§ Written problem
Exact reproduction of the data is required, with images excluded.
— Start of Given data —
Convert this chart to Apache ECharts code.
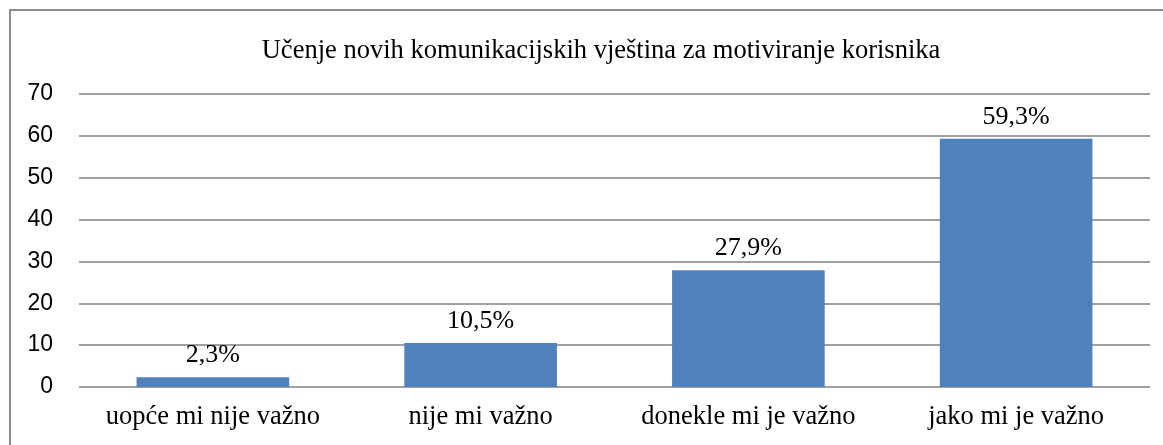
<!DOCTYPE html>
<html>
<head>
<meta charset="utf-8">
<script src="https://cdn.jsdelivr.net/npm/echarts@6/dist/echarts.min.js"></script>
<style>
html,body{margin:0;padding:0;background:#fff;overflow:hidden;}
#frame{position:absolute;left:9px;top:9px;width:1200px;height:500px;border:2px solid #8c8c8c;box-sizing:border-box;}
#chart{position:absolute;left:0;top:0;width:1163px;height:445px;}
</style>
</head>
<body>
<div id="frame"></div>
<div id="chart"></div>
<script>
const titleText = 'Učenje novih komunikacijskih vještina za motiviranje korisnika';
const categories = ['uopće mi nije važno', 'nije mi važno', 'donekle mi je važno', 'jako mi je važno'];
const values = [2.3, 10.5, 27.9, 59.3];
const yTicks = [0, 10, 20, 30, 40, 50, 60, 70];

const chart = echarts.init(document.getElementById('chart'), null, {renderer: 'canvas'});
chart.setOption({
  animation: false,
  title: {
    text: titleText,
    left: 596, top: 33, textAlign: 'center',
    textStyle: {fontFamily: 'Liberation Serif', fontSize: 26.5, fontWeight: 'normal', color: '#000'}
  },
  grid: {left: 79, right: 13, top: 94, bottom: 58, containLabel: false},
  xAxis: {
    type: 'category',
    data: categories,
    axisLine: {show: false},
    axisTick: {show: false},
    axisLabel: {interval: 0, fontFamily: 'Liberation Serif', fontSize: 26.5, color: '#000', margin: 17}
  },
  yAxis: {
    type: 'value',
    min: yTicks[0], max: yTicks[yTicks.length - 1], interval: 10,
    axisLine: {show: false},
    axisTick: {show: false},
    axisLabel: {fontFamily: 'Liberation Sans', fontSize: 23, color: '#000', margin: 26},
    splitLine: {lineStyle: {color: '#a0a0a0', width: 2}}
  },
  series: [{
    type: 'bar',
    data: values,
    barWidth: '57%',
    itemStyle: {color: '#4f81bd'},
    label: {
      show: true, position: 'top', distance: 9,
      fontFamily: 'Liberation Serif', fontSize: 26, color: '#000',
      formatter: p => p.value.toFixed(1).replace('.', ',') + '%'
    }
  }]
});
</script>
</body>
</html>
— End of Given data —
§ Answer for this exercise
Convert this chart to Apache ECharts code.
<!DOCTYPE html>
<html>
<head>
<meta charset="utf-8">
<script src="https://cdn.jsdelivr.net/npm/echarts@6/dist/echarts.min.js"></script>
<style>
html,body{margin:0;padding:0;background:#fff;overflow:hidden;}
#frame{position:absolute;left:9px;top:9px;width:1200px;height:500px;border:2px solid #8c8c8c;box-sizing:border-box;}
#chart{position:absolute;left:0;top:0;width:1163px;height:445px;}
</style>
</head>
<body>
<div id="frame"></div>
<div id="chart"></div>
<script>
const titleText = 'Učenje novih komunikacijskih vještina za motiviranje korisnika';
const categories = ['uopće mi nije važno', 'nije mi važno', 'donekle mi je važno', 'jako mi je važno'];
const values = [2.3, 10.5, 27.9, 59.3];
const yTicks = [0, 10, 20, 30, 40, 50, 60, 70];

const chart = echarts.init(document.getElementById('chart'), null, {renderer: 'canvas'});
chart.setOption({
  animation: false,
  title: {
    text: titleText,
    left: 596, top: 33, textAlign: 'center',
    textStyle: {fontFamily: 'Liberation Serif', fontSize: 26.5, fontWeight: 'normal', color: '#000'}
  },
  grid: {left: 79, right: 13, top: 94, bottom: 58, containLabel: false},
  xAxis: {
    type: 'category',
    data: categories,
    axisLine: {show: false},
    axisTick: {show: false},
    axisLabel: {interval: 0, fontFamily: 'Liberation Serif', fontSize: 26.5, color: '#000', margin: 17}
  },
  yAxis: {
    type: 'value',
    min: yTicks[0], max: yTicks[yTicks.length - 1], interval: 10,
    axisLine: {show: false},
    axisTick: {show: false},
    axisLabel: {fontFamily: 'Liberation Sans', fontSize: 23, color: '#000', margin: 26},
    splitLine: {lineStyle: {color: '#a0a0a0', width: 2}}
  },
  series: [{
    type: 'bar',
    data: values,
    barWidth: '57%',
    itemStyle: {color: '#4f81bd'},
    label: {
      show: true, position: 'top', distance: 9,
      fontFamily: 'Liberation Serif', fontSize: 26, color: '#000',
      formatter: p => p.value.toFixed(1).replace('.', ',') + '%'
    }
  }]
});
</script>
</body>
</html>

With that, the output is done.